■ **INFORMATION SUPPLIED**:
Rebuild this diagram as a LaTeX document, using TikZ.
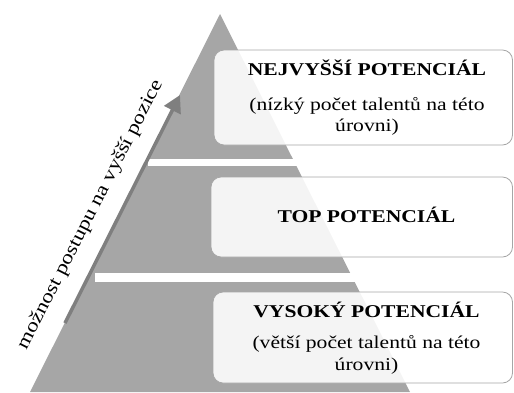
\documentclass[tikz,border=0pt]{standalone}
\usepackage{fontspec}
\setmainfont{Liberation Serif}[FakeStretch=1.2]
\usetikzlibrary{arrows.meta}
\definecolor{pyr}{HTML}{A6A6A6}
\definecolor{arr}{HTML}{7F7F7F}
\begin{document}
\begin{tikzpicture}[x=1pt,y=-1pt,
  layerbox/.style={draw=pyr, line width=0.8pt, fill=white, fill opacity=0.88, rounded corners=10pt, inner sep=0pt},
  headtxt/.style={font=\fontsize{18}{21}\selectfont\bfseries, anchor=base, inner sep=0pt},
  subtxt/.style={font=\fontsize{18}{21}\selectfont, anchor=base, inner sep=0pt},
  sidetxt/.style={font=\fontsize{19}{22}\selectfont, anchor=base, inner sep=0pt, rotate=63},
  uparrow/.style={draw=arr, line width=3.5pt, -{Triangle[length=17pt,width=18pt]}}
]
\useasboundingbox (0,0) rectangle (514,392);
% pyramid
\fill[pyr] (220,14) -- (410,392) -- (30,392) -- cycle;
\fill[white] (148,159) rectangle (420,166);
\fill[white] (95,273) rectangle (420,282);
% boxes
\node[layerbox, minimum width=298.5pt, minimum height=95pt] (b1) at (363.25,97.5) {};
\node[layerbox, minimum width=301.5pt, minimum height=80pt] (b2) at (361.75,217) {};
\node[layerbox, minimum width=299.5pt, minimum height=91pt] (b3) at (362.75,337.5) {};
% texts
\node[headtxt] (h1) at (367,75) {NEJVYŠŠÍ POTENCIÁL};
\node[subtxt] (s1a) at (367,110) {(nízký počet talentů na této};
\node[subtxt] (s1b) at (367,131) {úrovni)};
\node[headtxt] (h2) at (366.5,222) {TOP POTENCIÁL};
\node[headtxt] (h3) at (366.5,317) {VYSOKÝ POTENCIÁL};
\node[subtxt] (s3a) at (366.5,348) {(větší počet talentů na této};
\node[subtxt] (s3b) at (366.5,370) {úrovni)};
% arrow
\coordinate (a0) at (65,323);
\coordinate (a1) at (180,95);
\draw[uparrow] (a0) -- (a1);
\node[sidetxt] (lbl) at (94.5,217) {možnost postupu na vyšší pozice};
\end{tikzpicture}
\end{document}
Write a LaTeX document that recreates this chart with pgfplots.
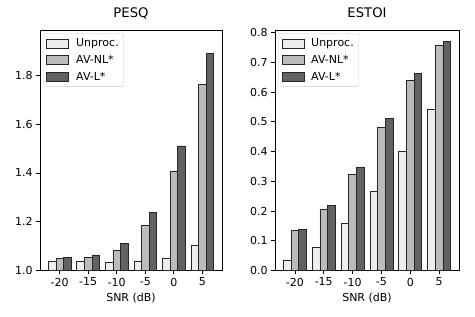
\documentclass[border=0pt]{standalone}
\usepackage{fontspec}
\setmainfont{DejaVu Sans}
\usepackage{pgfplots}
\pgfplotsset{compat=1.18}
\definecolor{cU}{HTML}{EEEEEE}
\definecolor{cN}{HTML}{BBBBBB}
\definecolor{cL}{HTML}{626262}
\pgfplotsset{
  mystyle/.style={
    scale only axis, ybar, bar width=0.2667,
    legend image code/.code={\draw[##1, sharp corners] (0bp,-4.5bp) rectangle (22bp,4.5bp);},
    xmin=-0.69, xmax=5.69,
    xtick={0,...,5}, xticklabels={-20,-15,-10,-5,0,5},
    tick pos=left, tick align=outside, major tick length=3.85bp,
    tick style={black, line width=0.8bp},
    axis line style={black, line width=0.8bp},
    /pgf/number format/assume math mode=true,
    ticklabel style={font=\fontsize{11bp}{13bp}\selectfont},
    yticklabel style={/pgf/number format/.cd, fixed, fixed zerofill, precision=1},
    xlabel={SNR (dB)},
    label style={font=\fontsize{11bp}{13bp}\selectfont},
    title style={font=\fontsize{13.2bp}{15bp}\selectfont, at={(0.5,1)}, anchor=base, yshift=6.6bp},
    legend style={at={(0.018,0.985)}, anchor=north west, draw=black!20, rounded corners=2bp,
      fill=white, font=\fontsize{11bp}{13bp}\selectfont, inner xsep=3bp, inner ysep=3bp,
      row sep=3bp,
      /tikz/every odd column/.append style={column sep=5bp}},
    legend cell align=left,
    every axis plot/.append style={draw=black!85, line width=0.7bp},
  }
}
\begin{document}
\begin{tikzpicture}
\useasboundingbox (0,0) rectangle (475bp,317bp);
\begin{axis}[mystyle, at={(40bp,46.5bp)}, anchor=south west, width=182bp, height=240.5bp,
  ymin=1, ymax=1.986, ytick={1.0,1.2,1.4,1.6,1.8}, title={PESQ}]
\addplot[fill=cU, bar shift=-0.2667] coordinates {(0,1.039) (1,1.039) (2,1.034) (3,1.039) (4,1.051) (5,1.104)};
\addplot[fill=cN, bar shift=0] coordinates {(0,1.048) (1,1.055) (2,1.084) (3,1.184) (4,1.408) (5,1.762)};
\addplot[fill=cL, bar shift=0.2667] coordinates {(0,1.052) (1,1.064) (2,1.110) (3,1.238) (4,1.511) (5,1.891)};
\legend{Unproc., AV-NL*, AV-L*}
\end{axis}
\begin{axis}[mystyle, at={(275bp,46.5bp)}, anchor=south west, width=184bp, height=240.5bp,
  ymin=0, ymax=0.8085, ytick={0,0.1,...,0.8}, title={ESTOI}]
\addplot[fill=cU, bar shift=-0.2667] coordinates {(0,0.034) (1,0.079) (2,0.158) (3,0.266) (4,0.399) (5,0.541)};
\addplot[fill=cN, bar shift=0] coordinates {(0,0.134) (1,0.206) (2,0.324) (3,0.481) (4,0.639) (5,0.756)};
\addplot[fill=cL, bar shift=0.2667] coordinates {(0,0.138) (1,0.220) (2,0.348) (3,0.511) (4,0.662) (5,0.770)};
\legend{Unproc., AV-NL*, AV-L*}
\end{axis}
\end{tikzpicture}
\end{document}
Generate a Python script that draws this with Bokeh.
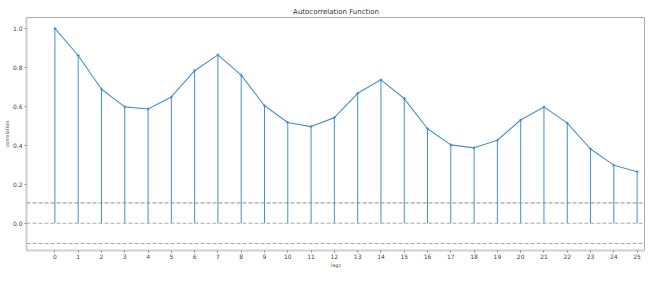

■ **REQUEST**:
Omit the pictures. Transcribe every record exactly.

■ **ANSWER FOR THIS EXERCISE**:
Rebuild this diagram as a LaTeX document, using TikZ.
\documentclass[tikz,border=0pt]{standalone}
\usepackage{fontspec}
\setmainfont{Liberation Serif}[FakeStretch=1.2]
\usetikzlibrary{arrows.meta}
\definecolor{pyr}{HTML}{A6A6A6}
\definecolor{arr}{HTML}{7F7F7F}
\begin{document}
\begin{tikzpicture}[x=1pt,y=-1pt,
  layerbox/.style={draw=pyr, line width=0.8pt, fill=white, fill opacity=0.88, rounded corners=10pt, inner sep=0pt},
  headtxt/.style={font=\fontsize{18}{21}\selectfont\bfseries, anchor=base, inner sep=0pt},
  subtxt/.style={font=\fontsize{18}{21}\selectfont, anchor=base, inner sep=0pt},
  sidetxt/.style={font=\fontsize{19}{22}\selectfont, anchor=base, inner sep=0pt, rotate=63},
  uparrow/.style={draw=arr, line width=3.5pt, -{Triangle[length=17pt,width=18pt]}}
]
\useasboundingbox (0,0) rectangle (514,392);
% pyramid
\fill[pyr] (220,14) -- (410,392) -- (30,392) -- cycle;
\fill[white] (148,159) rectangle (420,166);
\fill[white] (95,273) rectangle (420,282);
% boxes
\node[layerbox, minimum width=298.5pt, minimum height=95pt] (b1) at (363.25,97.5) {};
\node[layerbox, minimum width=301.5pt, minimum height=80pt] (b2) at (361.75,217) {};
\node[layerbox, minimum width=299.5pt, minimum height=91pt] (b3) at (362.75,337.5) {};
% texts
\node[headtxt] (h1) at (367,75) {NEJVYŠŠÍ POTENCIÁL};
\node[subtxt] (s1a) at (367,110) {(nízký počet talentů na této};
\node[subtxt] (s1b) at (367,131) {úrovni)};
\node[headtxt] (h2) at (366.5,222) {TOP POTENCIÁL};
\node[headtxt] (h3) at (366.5,317) {VYSOKÝ POTENCIÁL};
\node[subtxt] (s3a) at (366.5,348) {(větší počet talentů na této};
\node[subtxt] (s3b) at (366.5,370) {úrovni)};
% arrow
\coordinate (a0) at (65,323);
\coordinate (a1) at (180,95);
\draw[uparrow] (a0) -- (a1);
\node[sidetxt] (lbl) at (94.5,217) {možnost postupu na vyšší pozice};
\end{tikzpicture}
\end{document}
Write a LaTeX document that recreates this chart with pgfplots.
\documentclass[border=0pt]{standalone}
\usepackage{fontspec}
\setmainfont{DejaVu Sans}
\usepackage{pgfplots}
\pgfplotsset{compat=1.18}
\definecolor{cU}{HTML}{EEEEEE}
\definecolor{cN}{HTML}{BBBBBB}
\definecolor{cL}{HTML}{626262}
\pgfplotsset{
  mystyle/.style={
    scale only axis, ybar, bar width=0.2667,
    legend image code/.code={\draw[##1, sharp corners] (0bp,-4.5bp) rectangle (22bp,4.5bp);},
    xmin=-0.69, xmax=5.69,
    xtick={0,...,5}, xticklabels={-20,-15,-10,-5,0,5},
    tick pos=left, tick align=outside, major tick length=3.85bp,
    tick style={black, line width=0.8bp},
    axis line style={black, line width=0.8bp},
    /pgf/number format/assume math mode=true,
    ticklabel style={font=\fontsize{11bp}{13bp}\selectfont},
    yticklabel style={/pgf/number format/.cd, fixed, fixed zerofill, precision=1},
    xlabel={SNR (dB)},
    label style={font=\fontsize{11bp}{13bp}\selectfont},
    title style={font=\fontsize{13.2bp}{15bp}\selectfont, at={(0.5,1)}, anchor=base, yshift=6.6bp},
    legend style={at={(0.018,0.985)}, anchor=north west, draw=black!20, rounded corners=2bp,
      fill=white, font=\fontsize{11bp}{13bp}\selectfont, inner xsep=3bp, inner ysep=3bp,
      row sep=3bp,
      /tikz/every odd column/.append style={column sep=5bp}},
    legend cell align=left,
    every axis plot/.append style={draw=black!85, line width=0.7bp},
  }
}
\begin{document}
\begin{tikzpicture}
\useasboundingbox (0,0) rectangle (475bp,317bp);
\begin{axis}[mystyle, at={(40bp,46.5bp)}, anchor=south west, width=182bp, height=240.5bp,
  ymin=1, ymax=1.986, ytick={1.0,1.2,1.4,1.6,1.8}, title={PESQ}]
\addplot[fill=cU, bar shift=-0.2667] coordinates {(0,1.039) (1,1.039) (2,1.034) (3,1.039) (4,1.051) (5,1.104)};
\addplot[fill=cN, bar shift=0] coordinates {(0,1.048) (1,1.055) (2,1.084) (3,1.184) (4,1.408) (5,1.762)};
\addplot[fill=cL, bar shift=0.2667] coordinates {(0,1.052) (1,1.064) (2,1.110) (3,1.238) (4,1.511) (5,1.891)};
\legend{Unproc., AV-NL*, AV-L*}
\end{axis}
\begin{axis}[mystyle, at={(275bp,46.5bp)}, anchor=south west, width=184bp, height=240.5bp,
  ymin=0, ymax=0.8085, ytick={0,0.1,...,0.8}, title={ESTOI}]
\addplot[fill=cU, bar shift=-0.2667] coordinates {(0,0.034) (1,0.079) (2,0.158) (3,0.266) (4,0.399) (5,0.541)};
\addplot[fill=cN, bar shift=0] coordinates {(0,0.134) (1,0.206) (2,0.324) (3,0.481) (4,0.639) (5,0.756)};
\addplot[fill=cL, bar shift=0.2667] coordinates {(0,0.138) (1,0.220) (2,0.348) (3,0.511) (4,0.662) (5,0.770)};
\legend{Unproc., AV-NL*, AV-L*}
\end{axis}
\end{tikzpicture}
\end{document}
Generate a Python script that draws this with Bokeh.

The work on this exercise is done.